Cofounder | Shear Structural
Malory Atkinson, BC 08, cofounder of Shear Structural, Georgia’s only all female owned and managed structural engineering firm, lives by a surprisingly simple strategy: Trust the universe.
“I always feel when I want to change something in my life or do something, I start putting it out there,” says Atkinson. As Shear’s managing partner, she oversees business operations for the firm, which works on commercial projects across the Southeast. “When I was thinking about starting this firm, I started putting it out there. That’s how I got my business partners. I always feel if you keep moving forward—you don’t necessarily have to choose the path, but keep taking one step at a time—you’ll eventually get where you want to go.”
Her father was an entrepreneur. Early on, Atkinson caught what she says is “the bug,” the itch to hold the reins. After earning an MBA, she worked for a tech startup. “I loved the fast pace, throwing something to the wind to see what sticks, meeting with different people, and problem-solving,” she says.
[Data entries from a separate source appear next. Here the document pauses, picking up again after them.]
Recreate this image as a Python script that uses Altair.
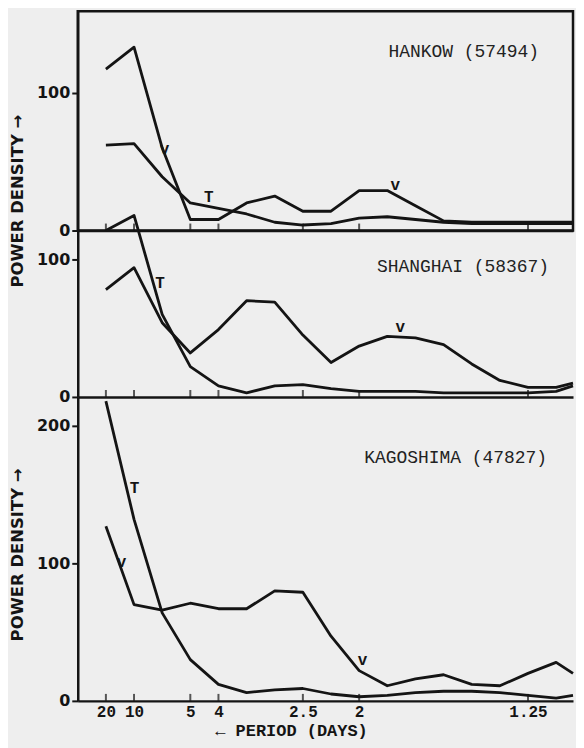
import altair as alt
import pandas as pd

# frequency (cycles/day) of each spectral estimate
FREQ = [0.05, 0.10, 0.15, 0.20, 0.25, 0.30, 0.35, 0.40, 0.45, 0.50,
        0.55, 0.60, 0.65, 0.70, 0.75, 0.80, 0.85, 0.88]

HANKOW_V = [117, 133, 60, 8, 8, 20, 25, 14, 14, 29, 29, 18, 7, 6, 6, 6, 6, 6]
HANKOW_T = [62, 63, 39, 20, 16, 12, 6, 4, 5, 9, 10, 8, 6, 5, 5, 5, 5, 5]

SHANGHAI_V = [78, 94, 54, 32, 49, 70, 69, 45, 25, 37, 44, 43, 38, 24, 12, 7, 7, 10]
SHANGHAI_T = [121, 132, 60, 22, 8, 3, 8, 9, 6, 4, 4, 4, 3, 3, 3, 3, 4, 8]

KAGOSHIMA_V = [127, 70, 66, 71, 67, 67, 80, 79, 47, 22, 11, 16, 19, 12, 11, 20, 28, 20]
KAGOSHIMA_T = [218, 132, 64, 30, 12, 6, 8, 9, 5, 3, 4, 6, 7, 7, 6, 4, 2, 4]

PERIOD_LABELS = ["20", "10", "5", "4", "2.5", "2", "1.25"]

# curve letters: (frequency, power, letter)
HANKOW_TAGS = [(0.154, 59, "v"), (0.233, 24, "T"), (0.564, 33, "v")]
SHANGHAI_TAGS = [(0.146, 83, "T"), (0.573, 51, "v")]
KAGOSHIMA_TAGS = [(0.101, 155, "T"), (0.078, 101, "v"), (0.506, 30, "v")]

TICK_FREQ = [1 / float(p) for p in PERIOD_LABELS]
label_map = {str(round(1 / float(p), 4)): p for p in PERIOD_LABELS}
label_expr = ("{" + ",".join(f"'{k}':'{v}'" for k, v in label_map.items())
              + "}[toString(round(datum.value*10000)/10000)]")

INK = "#141414"
W = 497
X_DOMAIN = [0, 0.88]


def long_df(v, t):
    rows = [{"f": f, "p": p, "s": "V"} for f, p in zip(FREQ, v)]
    rows += [{"f": f, "p": p, "s": "T"} for f, p in zip(FREQ, t)]
    return pd.DataFrame(rows)


def panel(v, t, tags, station, st_x, st_y, ymax, height, yvals,
          bottom=False, ytitle=None, ytitle_y=0, frame=False):
    if bottom:
        xaxis = alt.Axis(values=TICK_FREQ, labelExpr=label_expr, ticks=False,
                         grid=False, domainColor=INK, domainWidth=2.5,
                         labelFont="Liberation Mono", labelFontWeight="bold",
                         labelFontSize=16, labelColor=INK, labelPadding=3,
                         labelOverlap=False, labelFlush=False,
                         title="\u2190 PERIOD (DAYS)", titleFont="Liberation Mono",
                         titleFontWeight="bold", titleFontSize=17, titleColor=INK,
                         titleX=214, titleY=35, titleAlign="center",
                         titleBaseline="alphabetic")
    else:
        xaxis = alt.Axis(values=TICK_FREQ, labels=False, ticks=False, grid=False,
                         domainColor=INK, domainWidth=2.5, title=None)
    yargs = dict(values=yvals, format="d", tickSize=6, tickWidth=2,
                 tickColor=INK, grid=False, domainColor=INK, domainWidth=2.5,
                 labelFont="DejaVu Sans", labelFontWeight="bold",
                 labelFontSize=16, labelColor=INK, labelPadding=2)
    if ytitle:
        yaxis = alt.Axis(title=ytitle, titleFont="DejaVu Sans",
                         titleFontWeight="bold", titleFontSize=16.5,
                         titleColor=INK, titleX=-60, titleY=ytitle_y,
                         titleAngle=270, titleAlign="center",
                         titleBaseline="middle", **yargs)
    else:
        yaxis = alt.Axis(title=None, **yargs)

    X = alt.X("f:Q", scale=alt.Scale(domain=X_DOMAIN, nice=False, zero=False),
              axis=xaxis)
    Y = alt.Y("p:Q", scale=alt.Scale(domain=[0, ymax], nice=False), axis=yaxis)

    lines = alt.Chart(long_df(v, t)).mark_line(
        color=INK, strokeWidth=2.8, clip=False, strokeJoin="round"
    ).encode(x=X, y=Y, detail="s:N")

    ticks = alt.Chart(pd.DataFrame({"f": TICK_FREQ})).mark_tick(
        orient="vertical", size=7, thickness=2, color=INK
    ).encode(x=X, y=alt.value(height - 3.5))

    tag_df = pd.DataFrame(tags, columns=["f", "p", "t"])
    letters = alt.Chart(tag_df).mark_text(
        font="Liberation Mono", fontWeight="bold", fontSize=16, color=INK
    ).encode(x=X, y=Y, text="t:N")

    name = alt.Chart(pd.DataFrame({"n": [station]})).mark_text(
        font="Liberation Mono", fontSize=18, color="#222222", align="right",
        baseline="middle"
    ).encode(x=alt.value(st_x), y=alt.value(st_y), text="n:N")

    props = dict(width=W, height=height)
    if frame:
        props["view"] = alt.ViewBackground(stroke=INK, strokeWidth=2.5)
    return alt.layer(lines, ticks, letters, name).properties(**props)


top = panel(HANKOW_V, HANKOW_T, HANKOW_TAGS, "HANKOW (57494)", 463, 41,
            159, 220, [0, 100], ytitle="POWER DENSITY  \u2192", ytitle_y=190,
            frame=True)
mid = panel(SHANGHAI_V, SHANGHAI_T, SHANGHAI_TAGS, "SHANGHAI (58367)", 473, 37,
            121, 167, [0, 100])
bot = panel(KAGOSHIMA_V, KAGOSHIMA_T, KAGOSHIMA_TAGS, "KAGOSHIMA (47827)", 471, 61,
            221, 305, [0, 100, 200], bottom=True,
            ytitle="POWER DENSITY  \u2192", ytitle_y=158)

chart = alt.vconcat(top, mid, bot, spacing=0, bounds="flush").properties(
    background="#eeeeee", padding={"left": 0, "top": 0, "right": 0, "bottom": 16}
).configure_view(stroke=None)

chart.save("out.html", embed_options={"renderer": "svg", "actions": False})
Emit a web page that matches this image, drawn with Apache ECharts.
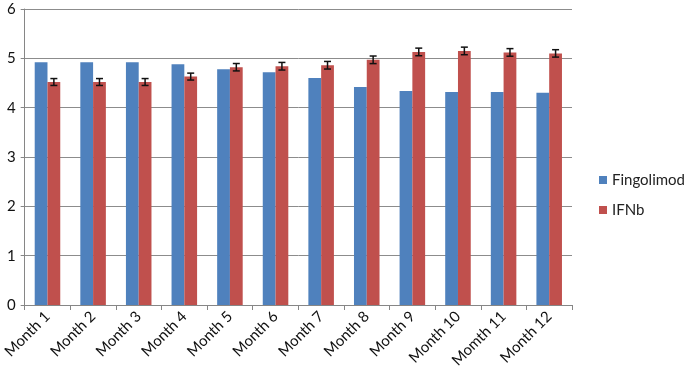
<!DOCTYPE html>
<html><head><meta charset="utf-8">
<script src="https://cdn.jsdelivr.net/npm/echarts@6/dist/echarts.min.js"></script>
<style>html,body{margin:0;padding:0;background:#fff}#c{width:685px;height:375px}</style>
</head><body><div id="c"></div>
<script>
const categories = ['Month 1','Month 2','Month 3','Month 4','Month 5','Month 6','Month 7','Month 8','Month 9','Month 10','Momth 11','Month 12'];
const fingolimod = [4.92,4.92,4.92,4.88,4.78,4.72,4.60,4.42,4.34,4.32,4.32,4.30];
const ifnb = [4.52,4.52,4.52,4.63,4.82,4.84,4.86,4.97,5.13,5.15,5.12,5.10];
const ifnbErr = [0.07,0.07,0.07,0.07,0.075,0.077,0.077,0.077,0.077,0.077,0.077,0.075];
const yTicks = [0,1,2,3,4,5,6];

const errData = ifnb.map((v,i)=>[i, v-ifnbErr[i], v+ifnbErr[i]]);
const chart = echarts.init(document.getElementById('c'));
const font = 'Lato, "Open Sans", sans-serif';
chart.setOption({
  animation:false,
  grid:{left:23,right:113,top:9,bottom:70,containLabel:false},
  legend:{
    orient:'vertical', left:594, top:166, itemWidth:8, itemHeight:8, itemGap:12,
    icon:'rect',
    textStyle:{fontFamily:font,fontSize:15,color:'#222',lineHeight:18},
    data:['Fingolimod','IFNb']
  },
  xAxis:{
    type:'category', data:categories,
    axisLine:{lineStyle:{color:'#868686'}},
    axisTick:{show:true,length:5,lineStyle:{color:'#868686'},alignWithLabel:false},
    axisLabel:{rotate:45,margin:9,fontFamily:font,fontSize:15,color:'#111',interval:0}
  },
  yAxis:{
    type:'value', min:yTicks[0], max:yTicks[yTicks.length-1], interval:1,
    axisLine:{show:true,lineStyle:{color:'#868686'}},
    axisTick:{show:true,length:4,lineStyle:{color:'#868686'}},
    splitLine:{lineStyle:{color:'#8c8c8c',width:1}},
    axisLabel:{margin:9,fontFamily:font,fontSize:15,color:'#111'}
  },
  series:[
    {name:'Fingolimod',type:'bar',data:fingolimod,barGap:'0%',barCategoryGap:'44%',
     itemStyle:{color:'#4F81BD'}},
    {name:'IFNb',type:'bar',data:ifnb,barGap:'0%',barCategoryGap:'44%',
     itemStyle:{color:'#C0504D'}},
    {name:'err',type:'custom',data:errData,z:10,
     renderItem:function(params,api){
       const idx=api.value(0);
       const lo=api.coord([idx,api.value(1)]);
       const hi=api.coord([idx,api.value(2)]);
       const band=api.size([1,0])[0];
       const x=lo[0]+band*0.14;
       const cw=3.5;
       const st={stroke:'#111',lineWidth:1.5};
       return {type:'group',children:[
         {type:'line',shape:{x1:x,y1:lo[1],x2:x,y2:hi[1]},style:st},
         {type:'line',shape:{x1:x-cw,y1:lo[1],x2:x+cw,y2:lo[1]},style:st},
         {type:'line',shape:{x1:x-cw,y1:hi[1],x2:x+cw,y2:hi[1]},style:st}
       ]};
     },
     encode:{x:0,y:[1,2]}}
  ]
});
</script></body></html>
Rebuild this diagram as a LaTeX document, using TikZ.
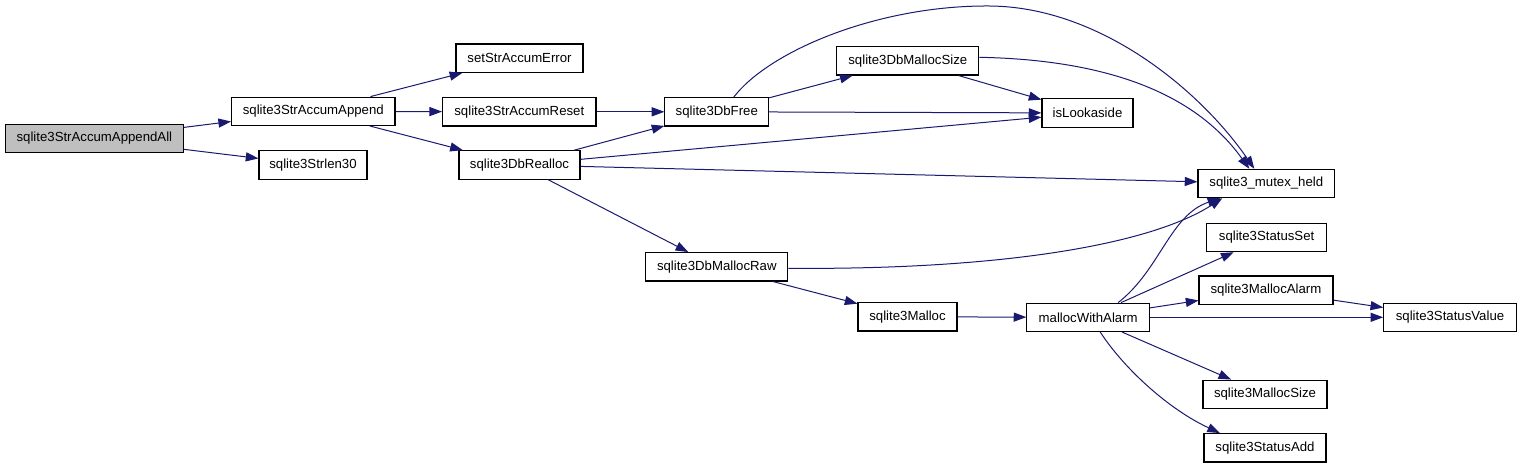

From the beginning, this Roswell, Georgia, native wanted her firm to make a strong impact in its industry, a motive reflected in its name. In engineering parlance, the word “Shear” refers to a structural force.
Shear has helped design schools, arts centers, and office buildings and mixed-use structures. The project Atkinson found most satisfying was the pro-bono @Promise Youth Center in a low-income neighborhood. Working with the Atlanta Police Foundation, Shear reimagined an abandoned warehouse whose roof was caving in. Trees were growing inside the building, yet her team turned it into a showplace state-of-the-art learning and community center.
“Our mission is to be a positive force for change in the built environment,” says Atkinson. “We want to leave positive impacts on communities. So, when we get to do projects like @Promise, that’s extremely rewarding.”
Giving back is central to her life. She sits on boards of two nonprofits—SPIKE Studio, which mentors students of color and low-income students to encourage them to seek careers in engineering and architecture, and ULI (Urban Land Institute) Atlanta, a community real estate organization. Her good deeds also include helping her alma mater. She cofounded the school’s first-ever lifetime endowment fellowship for a woman studying structural engineering.
Atkinson is grateful Tech “pushed and challenged” her and prepared her to be a successful entrepreneur. A decisive moment came when Thom Keel, a professor of construction, told her class, “When you’re in construction on site every day wearing your boots and hard hat, you have to love it every day.”
That moment forced a shift in her career path. She thought to herself, ‘No, I don’t like putting on steel-toed boots every day. Sometimes, but not every day.’
After graduation, she chose to work for a multidisciplinary engineering firm to learn how it ran, won work, and hired people. “That’s why I do what I do now. I run an engineering company that does great work with great people to better shape the community.”